Field and his film definitely do not promote conformity. Some might wonder if Field took the name of his protagonist from iconoclastic Hungarian filmmaker Béla Tarr—and whether he shares that director’s creative principles. After all, Tarr once famously declared: “I don’t care about stories. I never did. Every story is the same … I really don’t think, when you do a movie, that you have to think about the story. The film isn’t the story. It’s mostly picture, sound, a lot of emotions. The stories are just covering something.”
In an essay just published in the New York Times, conductor John Mauceri, the film’s musical adviser (and a Tony, Olivier, Emmy, and Grammy winner, best known as principal conductor of the Hollywood Bowl Orchestra from 1991 to 2006), notes that several women conductors, including Britain’s Alice Farnham and Simone Young, chief conductor of the Sydney Symphony Orchestra, have spoken up for “TÁR.”
Above all, he reminds us to keep the movie in perspective: “‘TÁR’ is not actually about any of us. Lydia is a fiction—made real by the performance of a great actress,” Mauceri writes. “We are all—composers, conductors, musicians, and audience—merely human. The lie some of us cling to, that the artistic greatness that pours through us makes us great, is the truth at the heart of ‘TÁR.’”

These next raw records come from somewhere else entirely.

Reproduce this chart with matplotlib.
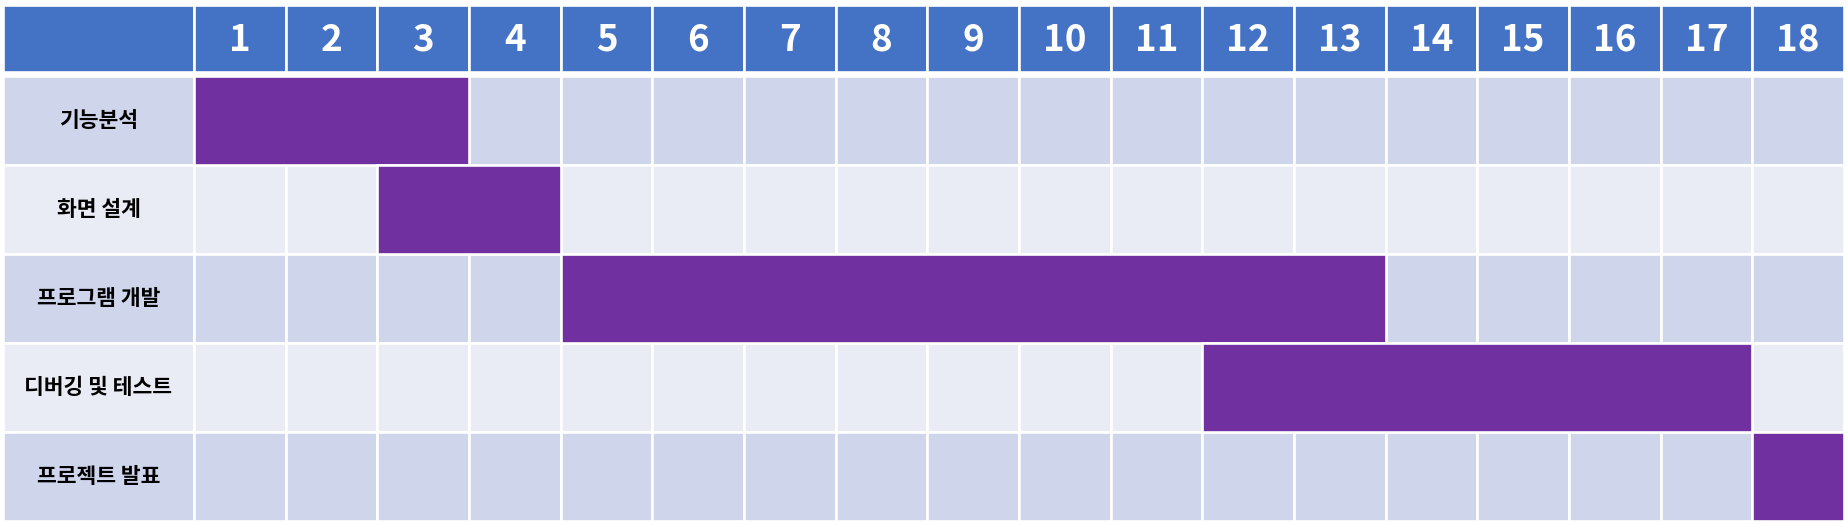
import matplotlib
matplotlib.use("Agg")
import matplotlib.pyplot as plt
from matplotlib.patches import Rectangle

plt.rcParams['font.family'] = ['Noto Sans CJK KR', 'DejaVu Sans']

# ---- data ----
tasks = ["기능분석", "화면 설계", "프로그램 개발", "디버깅 및 테스트", "프로젝트 발표"]
start_week = [1, 3, 5, 12, 18]
end_week = [3, 4, 13, 17, 18]
weeks = list(range(1, 19))

# ---- style ----
HEADER = "#4472C4"
ROW_DARK = "#CFD5EA"
ROW_LIGHT = "#E9EBF5"
BAR = "#7030A0"

W, H = 1849, 524
fig = plt.figure(figsize=(W / 100, H / 100), dpi=100)
fig.patch.set_facecolor("white")

left_px, right_px = 3, 1844
top_px, bot_px = 4.5, 521
ax = fig.add_axes([left_px / W, (H - bot_px) / H, (right_px - left_px) / W, (bot_px - top_px) / H])

n_weeks = len(weeks)
col_px = (right_px - 194) / n_weeks
label_w = (194 - left_px) / col_px          # label column width in week units
row_px = 88.4
header_h = 67 / row_px
header_gap = 4 / row_px
n_rows = len(tasks)

ax.set_xlim(-label_w, n_weeks)
ax.set_ylim(n_rows, -header_h - header_gap)
ax.axis("off")

lw = 1.9
# header
hy = -header_h - header_gap
ax.add_patch(Rectangle((-label_w, hy), label_w, header_h, facecolor=HEADER, edgecolor="white", lw=lw))
for w in weeks:
    ax.add_patch(Rectangle((w - 1, hy), 1, header_h, facecolor=HEADER, edgecolor="white", lw=lw))
    ax.text(w - 0.5, hy + header_h / 2 + 0.02, str(w), color="white", fontsize=26.5, fontweight="bold",
            ha="center", va="center")

# rows
for i, name in enumerate(tasks):
    c = ROW_DARK if i % 2 == 0 else ROW_LIGHT
    ax.add_patch(Rectangle((-label_w, i), label_w, 1, facecolor=c, edgecolor="white", lw=lw))
    ax.text(-label_w / 2, i + 0.5, name, color="black", fontsize=15.5, fontweight="bold",
            ha="center", va="center")
    for w in weeks:
        ax.add_patch(Rectangle((w - 1, i), 1, 1, facecolor=c, edgecolor="white", lw=lw))

# bars
ax.barh([i + 0.5 for i in range(n_rows)],
        [e - s + 1 for s, e in zip(start_week, end_week)],
        left=[s - 1 for s in start_week], height=1.0,
        color=BAR, edgecolor="white", linewidth=lw, zorder=3)

fig.savefig("out.png", dpi=100, facecolor="white")
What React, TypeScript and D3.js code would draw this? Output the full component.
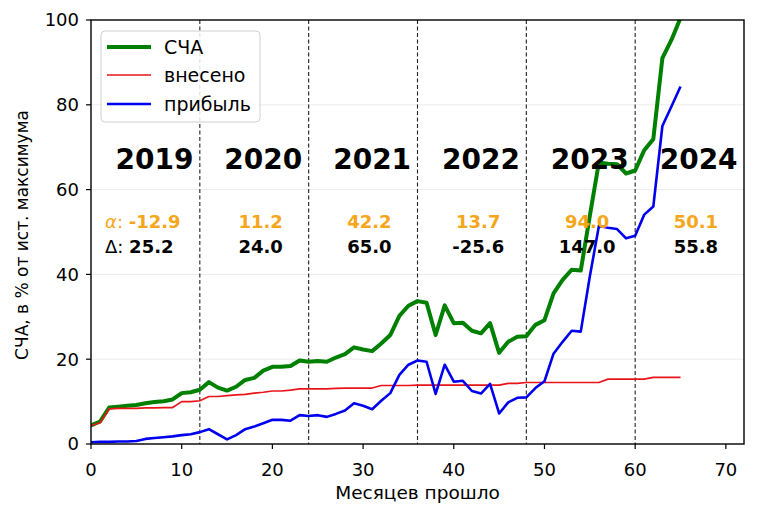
import React from "react";
import * as d3 from "d3";

const navValues = [
  4.4, 5.3, 8.6, 8.8, 9.0, 9.2, 9.6, 9.9, 10.1, 10.5,
  12.0, 12.2, 12.8, 14.6, 13.3, 12.6, 13.5, 15.1, 15.6, 17.3,
  18.2, 18.2, 18.4, 19.7, 19.4, 19.6, 19.4, 20.4, 21.2, 22.8,
  22.3, 21.9, 23.7, 25.7, 30.2, 32.6, 33.7, 33.3, 25.7, 32.7,
  28.5, 28.6, 26.7, 26.1, 28.5, 21.5, 24.1, 25.3, 25.4, 28.1,
  29.2, 35.5, 38.7, 41.1, 40.9, 53.8, 66.4, 66.1, 66.0, 63.8,
  64.5, 69.3, 71.9, 91.0, 95.3, 100.5,
];
const investedValues = [
  4.3, 5.0, 8.3, 8.4, 8.4, 8.4, 8.5, 8.5, 8.6, 8.6,
  10.0, 10.0, 10.2, 11.2, 11.2, 11.4, 11.6, 11.7, 12.0, 12.2,
  12.5, 12.5, 12.7, 13.0, 13.0, 13.0, 13.0, 13.1, 13.2, 13.2,
  13.2, 13.2, 13.8, 13.8, 13.8, 13.8, 13.9, 13.9, 13.9, 13.9,
  13.9, 13.9, 13.9, 13.9, 13.9, 13.9, 14.3, 14.3, 14.5, 14.5,
  14.5, 14.5, 14.5, 14.5, 14.5, 14.5, 14.5, 15.3, 15.3, 15.3,
  15.3, 15.3, 15.7, 15.7, 15.7, 15.7,
];
const profitValues = [
  0.4, 0.5, 0.5, 0.6, 0.6, 0.7, 1.2, 1.4, 1.6, 1.8,
  2.1, 2.3, 2.8, 3.5, 2.3, 1.1, 2.1, 3.5, 4.1, 4.9,
  5.7, 5.7, 5.5, 6.8, 6.6, 6.8, 6.4, 7.1, 7.9, 9.6,
  9.0, 8.2, 10.2, 12.0, 16.3, 18.7, 19.7, 19.4, 11.8, 18.7,
  14.7, 14.9, 12.5, 11.9, 14.2, 7.2, 9.8, 10.9, 11.0, 13.2,
  14.8, 21.3, 24.1, 26.7, 26.5, 39.5, 51.4, 51.0, 50.7, 48.5,
  49.1, 54.1, 56.0, 75.0, 79.6, 84.3,
];

const years = ["2019", "2020", "2021", "2022", "2023", "2024"];
const alphaValues = ["-12.9", "11.2", "42.2", "13.7", "94.0", "50.1"];
const deltaValues = ["25.2", "24.0", "65.0", "-25.6", "147.0", "55.8"];
const yearBoundaries = [12, 24, 36, 48, 60];
const xTicks = [0, 10, 20, 30, 40, 50, 60, 70];
const yTicks = [0, 20, 40, 60, 80, 100];

const W = 758;
const H = 517;
const left = 91;
const right = 744;
const top = 20;
const bottom = 444;
const FONT = "'DejaVu Sans', sans-serif";
const ORANGE = "#f5a61a";

export default function App() {
  const x = d3.scaleLinear().domain([0, 72]).range([left, right]);
  const y = d3.scaleLinear().domain([0, 100]).range([bottom, top]);
  const line = d3
    .line<number>()
    .x((_, i) => x(i))
    .y((d) => y(d));

  return (
    <svg width={W} height={H} style={{ position: "absolute", left: 0, top: 0 }} fontFamily={FONT}>
      <defs>
        <clipPath id="plot">
          <rect x={left} y={top} width={right - left} height={bottom - top} />
        </clipPath>
      </defs>
      <rect x={0} y={0} width={W} height={H} fill="white" />
      {yTicks.slice(1, -1).map((t) => (
        <line key={t} x1={left} x2={right} y1={y(t)} y2={y(t)} stroke="#ebebeb" strokeWidth={1} />
      ))}
      {yearBoundaries.map((b) => (
        <line
          key={b}
          x1={x(b)}
          x2={x(b)}
          y1={top}
          y2={bottom}
          stroke="#222"
          strokeWidth={1.1}
          strokeDasharray="4,2.5"
        />
      ))}
      <g clipPath="url(#plot)">
        <path d={line(navValues) || ""} fill="none" stroke="#008000" strokeWidth={4} strokeLinejoin="round" />
        <path d={line(investedValues) || ""} fill="none" stroke="#e8141a" strokeWidth={1.7} strokeLinejoin="round" />
        <path d={line(profitValues) || ""} fill="none" stroke="#0000ee" strokeWidth={2.6} strokeLinejoin="round" />
      </g>

      {years.map((yr, i) => (
        <text
          key={yr}
          x={x(12 * i + 7)}
          y={y(64.8)}
          textAnchor="middle"
          fontWeight="bold"
          fontSize={28}
          fill="black"
        >
          {yr}
        </text>
      ))}
      {alphaValues.map((a, i) =>
        i === 0 ? (
          <text key={a} x={105} y={y(50.9)} fontSize={18} fill={ORANGE}>
            <tspan fontStyle="italic">α</tspan>
            <tspan>: </tspan>
            <tspan fontWeight="bold">{a}</tspan>
          </text>
        ) : (
          <text key={a} x={x(12 * i + 6.7)} y={y(50.9)} textAnchor="middle" fontSize={18} fontWeight="bold" fill={ORANGE}>
            {a}
          </text>
        )
      )}
      {deltaValues.map((dv, i) =>
        i === 0 ? (
          <text key={dv} x={105} y={y(45.0)} fontSize={18} fill="black">
            <tspan>Δ: </tspan>
            <tspan fontWeight="bold">{dv}</tspan>
          </text>
        ) : (
          <text key={dv} x={x(12 * i + 6.7)} y={y(45.0)} textAnchor="middle" fontSize={18} fontWeight="bold" fill="black">
            {dv}
          </text>
        )
      )}

      <rect x={left} y={top} width={right - left} height={bottom - top} fill="none" stroke="black" strokeWidth={1.4} />

      {xTicks.map((t) => (
        <g key={t}>
          <line x1={x(t)} x2={x(t)} y1={bottom} y2={bottom + 5} stroke="black" strokeWidth={1.2} />
          <text x={x(t)} y={476} textAnchor="middle" fontSize={18} fill="black">
            {t}
          </text>
        </g>
      ))}
      {yTicks.map((t) => (
        <g key={t}>
          <line x1={left - 5} x2={left} y1={y(t)} y2={y(t)} stroke="black" strokeWidth={1.2} />
          <text x={left - 12} y={y(t)} dy="0.36em" textAnchor="end" fontSize={18} fill="black">
            {t}
          </text>
        </g>
      ))}
      <text x={(left + right) / 2} y={499} textAnchor="middle" fontSize={18.5} fill="black">
        Месяцев прошло
      </text>
      <text
        transform={`translate(28, ${(top + bottom) / 2 + 3}) rotate(-90)`}
        textAnchor="middle"
        fontSize={17}
        fill="black"
      >
        СЧА, в % от ист. максимума
      </text>

      <g>
        <rect x={101} y={31} width={159} height={91} rx={4} fill="white" fillOpacity={0.85} stroke="#d0d0d0" strokeWidth={1} />
        <line x1={107} x2={151} y1={47} y2={47} stroke="#008000" strokeWidth={4} />
        <line x1={107} x2={151} y1={75} y2={75} stroke="#e8141a" strokeWidth={1.7} />
        <line x1={107} x2={151} y1={104} y2={104} stroke="#0000ee" strokeWidth={2.6} />
        <text x={164} y={47} dy="0.35em" fontSize={19} fill="black">СЧА</text>
        <text x={164} y={75} dy="0.35em" fontSize={19} fill="black">внесено</text>
        <text x={164} y={104} dy="0.35em" fontSize={19} fill="black">прибыль</text>
      </g>
    </svg>
  );
}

In an interview with the site The World, Farnham agrees that “TÁR” is less about conducting and more a reflection on the abuse of power. It would be hard to imagine “TÁR” being made even ten years ago “because back then, no one would have believed a woman could be the musical director of one of the world’s top orchestras.”
Lidiya Yankovsaya, a rising star in classical music, agrees: “I am glad that the film has sparked so much conversation about conducting,” said Yankovsaya, music director of Chicago Opera Theater (she will conduct the world premiere March 23 and 25 of The Life and Death(s) of Alan Turning at the Harris Theater for Music and Dance). “While it’s unfortunate that Tár is a negative character, I am heartened to know that now, when people think ‘conductor,’ the image in their minds might be of a woman.”
The final word, as it should be, belongs to Lydia Tár. Throughout the film, she invokes this almost existential query: “It is always the question that involves the listener, never the answer.”